BEGIN Given material
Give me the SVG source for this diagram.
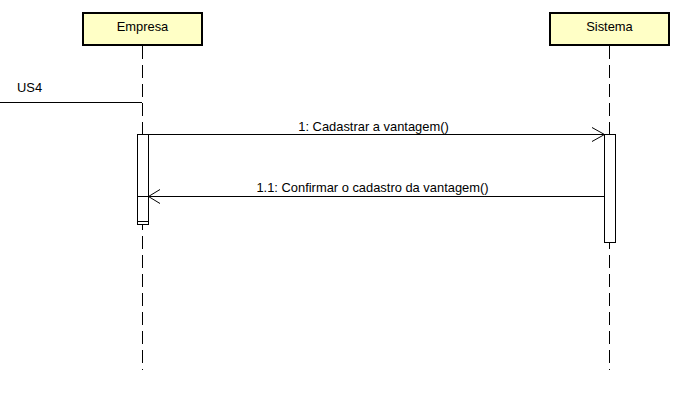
<svg xmlns="http://www.w3.org/2000/svg" width="677" height="411" viewBox="0 0 677 411">
<style>
text{font-family:"Liberation Sans",Arial,sans-serif;font-size:12.9px;fill:#000}
.hdr{fill:#FFFFC6;stroke:#000;stroke-width:2}
.life{stroke:#000;stroke-width:1;stroke-dasharray:13,6;fill:none}
.act{fill:#fff;stroke:#000;stroke-width:1}
.msg{stroke:#000;stroke-width:1;fill:none}
</style>
<rect width="677" height="411" fill="#fff"/>
<g id="empresa">
<rect class="hdr" x="83" y="13" width="119" height="32"/>
<text x="142.5" y="31" text-anchor="middle">Empresa</text>
<line class="life" x1="142.5" y1="46" x2="142.5" y2="370"/>
<rect class="act" x="137.5" y="134.5" width="11" height="90"/>
<line class="msg" x1="137.5" y1="221.5" x2="148.5" y2="221.5"/>
</g>
<g id="sistema">
<rect class="hdr" x="550" y="13" width="119" height="32"/>
<text x="609.5" y="31" text-anchor="middle">Sistema</text>
<line class="life" x1="609.5" y1="46" x2="609.5" y2="370"/>
<rect class="act" x="604.5" y="134.5" width="11" height="108"/>
</g>
<g id="connectors">
<line class="msg" x1="0" y1="102.5" x2="142" y2="102.5"/>
<text x="17" y="92">US4</text>
<line class="msg" x1="148.5" y1="134.5" x2="604.5" y2="134.5"/>
<polyline class="msg" points="592,127.5 604.5,134.5 592,141.5"/>
<text x="373.5" y="131" text-anchor="middle">1: Cadastrar a vantagem()</text>
<line class="msg" x1="604.5" y1="196.5" x2="137.5" y2="196.5"/>
<polyline class="msg" points="160,189.5 148.5,196.5 160,203.5"/>
<text x="372.5" y="192" text-anchor="middle">1.1: Confirmar o cadastro da vantagem()</text>
</g>
</svg>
END Given material
**Task objective**
Do not copy the pictures, but repeat every line exactly.

**Written answer**
Give me the SVG source for this diagram.
<svg xmlns="http://www.w3.org/2000/svg" width="677" height="411" viewBox="0 0 677 411">
<style>
text{font-family:"Liberation Sans",Arial,sans-serif;font-size:12.9px;fill:#000}
.hdr{fill:#FFFFC6;stroke:#000;stroke-width:2}
.life{stroke:#000;stroke-width:1;stroke-dasharray:13,6;fill:none}
.act{fill:#fff;stroke:#000;stroke-width:1}
.msg{stroke:#000;stroke-width:1;fill:none}
</style>
<rect width="677" height="411" fill="#fff"/>
<g id="empresa">
<rect class="hdr" x="83" y="13" width="119" height="32"/>
<text x="142.5" y="31" text-anchor="middle">Empresa</text>
<line class="life" x1="142.5" y1="46" x2="142.5" y2="370"/>
<rect class="act" x="137.5" y="134.5" width="11" height="90"/>
<line class="msg" x1="137.5" y1="221.5" x2="148.5" y2="221.5"/>
</g>
<g id="sistema">
<rect class="hdr" x="550" y="13" width="119" height="32"/>
<text x="609.5" y="31" text-anchor="middle">Sistema</text>
<line class="life" x1="609.5" y1="46" x2="609.5" y2="370"/>
<rect class="act" x="604.5" y="134.5" width="11" height="108"/>
</g>
<g id="connectors">
<line class="msg" x1="0" y1="102.5" x2="142" y2="102.5"/>
<text x="17" y="92">US4</text>
<line class="msg" x1="148.5" y1="134.5" x2="604.5" y2="134.5"/>
<polyline class="msg" points="592,127.5 604.5,134.5 592,141.5"/>
<text x="373.5" y="131" text-anchor="middle">1: Cadastrar a vantagem()</text>
<line class="msg" x1="604.5" y1="196.5" x2="137.5" y2="196.5"/>
<polyline class="msg" points="160,189.5 148.5,196.5 160,203.5"/>
<text x="372.5" y="192" text-anchor="middle">1.1: Confirmar o cadastro da vantagem()</text>
</g>
</svg>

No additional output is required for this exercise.